WHAT YOU WILL DO —
Write out the full listing exactly as given, minus the images.

COLLECTED MATERIAL —
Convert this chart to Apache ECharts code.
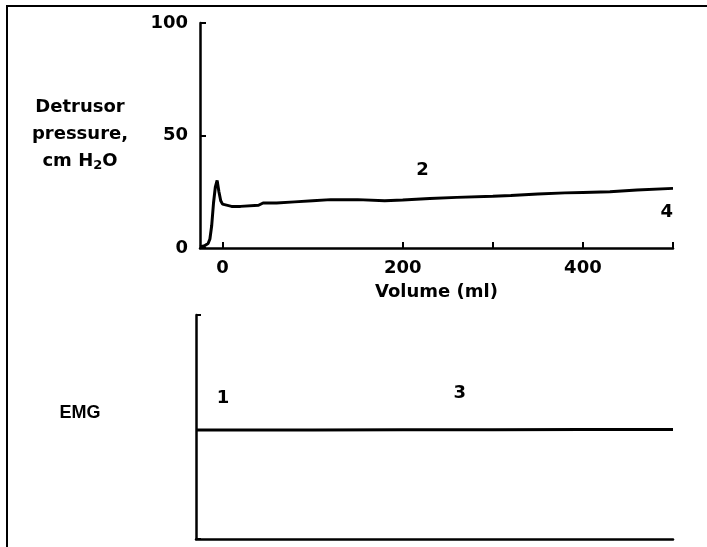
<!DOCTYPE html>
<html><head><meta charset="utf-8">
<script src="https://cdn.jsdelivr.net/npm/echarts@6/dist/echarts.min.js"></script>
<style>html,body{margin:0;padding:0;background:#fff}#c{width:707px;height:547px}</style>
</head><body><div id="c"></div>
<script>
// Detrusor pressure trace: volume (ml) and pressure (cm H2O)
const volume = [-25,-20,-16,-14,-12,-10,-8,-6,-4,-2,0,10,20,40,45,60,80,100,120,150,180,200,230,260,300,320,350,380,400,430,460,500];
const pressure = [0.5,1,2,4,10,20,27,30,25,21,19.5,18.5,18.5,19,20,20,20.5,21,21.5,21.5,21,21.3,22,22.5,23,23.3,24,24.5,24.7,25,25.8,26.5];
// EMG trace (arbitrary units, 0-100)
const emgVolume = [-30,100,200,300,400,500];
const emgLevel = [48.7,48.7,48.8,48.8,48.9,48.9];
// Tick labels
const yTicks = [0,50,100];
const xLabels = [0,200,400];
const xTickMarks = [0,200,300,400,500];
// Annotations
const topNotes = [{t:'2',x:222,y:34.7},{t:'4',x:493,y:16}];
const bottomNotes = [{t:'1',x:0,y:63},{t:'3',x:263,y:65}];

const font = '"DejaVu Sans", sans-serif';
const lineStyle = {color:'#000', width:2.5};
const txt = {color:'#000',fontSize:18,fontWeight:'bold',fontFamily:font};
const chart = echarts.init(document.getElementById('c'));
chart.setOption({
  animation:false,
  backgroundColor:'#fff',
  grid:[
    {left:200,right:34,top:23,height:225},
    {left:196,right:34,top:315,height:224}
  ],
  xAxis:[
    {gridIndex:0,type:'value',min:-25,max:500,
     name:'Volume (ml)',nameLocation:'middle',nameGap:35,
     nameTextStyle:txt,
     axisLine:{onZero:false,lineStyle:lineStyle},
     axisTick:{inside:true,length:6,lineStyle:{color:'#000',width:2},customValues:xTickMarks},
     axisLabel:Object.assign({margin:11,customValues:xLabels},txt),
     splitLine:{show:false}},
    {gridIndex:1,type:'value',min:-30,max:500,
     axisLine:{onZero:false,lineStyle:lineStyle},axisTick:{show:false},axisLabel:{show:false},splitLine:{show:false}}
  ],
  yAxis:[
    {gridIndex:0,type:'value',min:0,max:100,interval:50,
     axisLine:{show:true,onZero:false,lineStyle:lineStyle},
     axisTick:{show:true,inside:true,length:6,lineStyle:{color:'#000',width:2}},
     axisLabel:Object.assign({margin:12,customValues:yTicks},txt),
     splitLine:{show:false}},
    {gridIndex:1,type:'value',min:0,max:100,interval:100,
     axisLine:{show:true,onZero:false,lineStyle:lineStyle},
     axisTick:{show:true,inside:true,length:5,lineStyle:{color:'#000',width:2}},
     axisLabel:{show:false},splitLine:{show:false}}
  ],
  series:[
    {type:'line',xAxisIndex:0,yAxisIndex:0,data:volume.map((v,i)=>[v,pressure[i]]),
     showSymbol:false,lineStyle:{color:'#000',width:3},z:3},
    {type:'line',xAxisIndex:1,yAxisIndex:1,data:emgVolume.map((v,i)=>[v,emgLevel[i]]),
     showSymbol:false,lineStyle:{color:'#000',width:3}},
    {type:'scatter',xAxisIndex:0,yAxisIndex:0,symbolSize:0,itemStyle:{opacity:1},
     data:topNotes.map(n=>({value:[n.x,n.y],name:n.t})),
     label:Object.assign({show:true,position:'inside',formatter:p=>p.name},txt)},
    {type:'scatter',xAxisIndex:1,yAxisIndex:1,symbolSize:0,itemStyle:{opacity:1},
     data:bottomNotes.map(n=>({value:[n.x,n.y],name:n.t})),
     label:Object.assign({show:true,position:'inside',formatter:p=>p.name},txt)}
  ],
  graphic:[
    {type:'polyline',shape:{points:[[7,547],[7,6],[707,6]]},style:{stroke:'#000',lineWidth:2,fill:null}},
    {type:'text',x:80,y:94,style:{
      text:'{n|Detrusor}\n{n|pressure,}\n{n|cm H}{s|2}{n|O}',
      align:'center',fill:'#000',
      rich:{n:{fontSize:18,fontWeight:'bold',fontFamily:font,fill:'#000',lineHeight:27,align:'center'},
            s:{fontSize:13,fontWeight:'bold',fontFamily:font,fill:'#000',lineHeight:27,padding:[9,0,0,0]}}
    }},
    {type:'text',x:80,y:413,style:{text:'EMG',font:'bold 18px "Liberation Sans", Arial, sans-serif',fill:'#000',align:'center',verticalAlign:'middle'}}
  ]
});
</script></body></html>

RESULT FOR THIS EXERCISE —
Convert this chart to Apache ECharts code.
<!DOCTYPE html>
<html><head><meta charset="utf-8">
<script src="https://cdn.jsdelivr.net/npm/echarts@6/dist/echarts.min.js"></script>
<style>html,body{margin:0;padding:0;background:#fff}#c{width:707px;height:547px}</style>
</head><body><div id="c"></div>
<script>
// Detrusor pressure trace: volume (ml) and pressure (cm H2O)
const volume = [-25,-20,-16,-14,-12,-10,-8,-6,-4,-2,0,10,20,40,45,60,80,100,120,150,180,200,230,260,300,320,350,380,400,430,460,500];
const pressure = [0.5,1,2,4,10,20,27,30,25,21,19.5,18.5,18.5,19,20,20,20.5,21,21.5,21.5,21,21.3,22,22.5,23,23.3,24,24.5,24.7,25,25.8,26.5];
// EMG trace (arbitrary units, 0-100)
const emgVolume = [-30,100,200,300,400,500];
const emgLevel = [48.7,48.7,48.8,48.8,48.9,48.9];
// Tick labels
const yTicks = [0,50,100];
const xLabels = [0,200,400];
const xTickMarks = [0,200,300,400,500];
// Annotations
const topNotes = [{t:'2',x:222,y:34.7},{t:'4',x:493,y:16}];
const bottomNotes = [{t:'1',x:0,y:63},{t:'3',x:263,y:65}];

const font = '"DejaVu Sans", sans-serif';
const lineStyle = {color:'#000', width:2.5};
const txt = {color:'#000',fontSize:18,fontWeight:'bold',fontFamily:font};
const chart = echarts.init(document.getElementById('c'));
chart.setOption({
  animation:false,
  backgroundColor:'#fff',
  grid:[
    {left:200,right:34,top:23,height:225},
    {left:196,right:34,top:315,height:224}
  ],
  xAxis:[
    {gridIndex:0,type:'value',min:-25,max:500,
     name:'Volume (ml)',nameLocation:'middle',nameGap:35,
     nameTextStyle:txt,
     axisLine:{onZero:false,lineStyle:lineStyle},
     axisTick:{inside:true,length:6,lineStyle:{color:'#000',width:2},customValues:xTickMarks},
     axisLabel:Object.assign({margin:11,customValues:xLabels},txt),
     splitLine:{show:false}},
    {gridIndex:1,type:'value',min:-30,max:500,
     axisLine:{onZero:false,lineStyle:lineStyle},axisTick:{show:false},axisLabel:{show:false},splitLine:{show:false}}
  ],
  yAxis:[
    {gridIndex:0,type:'value',min:0,max:100,interval:50,
     axisLine:{show:true,onZero:false,lineStyle:lineStyle},
     axisTick:{show:true,inside:true,length:6,lineStyle:{color:'#000',width:2}},
     axisLabel:Object.assign({margin:12,customValues:yTicks},txt),
     splitLine:{show:false}},
    {gridIndex:1,type:'value',min:0,max:100,interval:100,
     axisLine:{show:true,onZero:false,lineStyle:lineStyle},
     axisTick:{show:true,inside:true,length:5,lineStyle:{color:'#000',width:2}},
     axisLabel:{show:false},splitLine:{show:false}}
  ],
  series:[
    {type:'line',xAxisIndex:0,yAxisIndex:0,data:volume.map((v,i)=>[v,pressure[i]]),
     showSymbol:false,lineStyle:{color:'#000',width:3},z:3},
    {type:'line',xAxisIndex:1,yAxisIndex:1,data:emgVolume.map((v,i)=>[v,emgLevel[i]]),
     showSymbol:false,lineStyle:{color:'#000',width:3}},
    {type:'scatter',xAxisIndex:0,yAxisIndex:0,symbolSize:0,itemStyle:{opacity:1},
     data:topNotes.map(n=>({value:[n.x,n.y],name:n.t})),
     label:Object.assign({show:true,position:'inside',formatter:p=>p.name},txt)},
    {type:'scatter',xAxisIndex:1,yAxisIndex:1,symbolSize:0,itemStyle:{opacity:1},
     data:bottomNotes.map(n=>({value:[n.x,n.y],name:n.t})),
     label:Object.assign({show:true,position:'inside',formatter:p=>p.name},txt)}
  ],
  graphic:[
    {type:'polyline',shape:{points:[[7,547],[7,6],[707,6]]},style:{stroke:'#000',lineWidth:2,fill:null}},
    {type:'text',x:80,y:94,style:{
      text:'{n|Detrusor}\n{n|pressure,}\n{n|cm H}{s|2}{n|O}',
      align:'center',fill:'#000',
      rich:{n:{fontSize:18,fontWeight:'bold',fontFamily:font,fill:'#000',lineHeight:27,align:'center'},
            s:{fontSize:13,fontWeight:'bold',fontFamily:font,fill:'#000',lineHeight:27,padding:[9,0,0,0]}}
    }},
    {type:'text',x:80,y:413,style:{text:'EMG',font:'bold 18px "Liberation Sans", Arial, sans-serif',fill:'#000',align:'center',verticalAlign:'middle'}}
  ]
});
</script></body></html>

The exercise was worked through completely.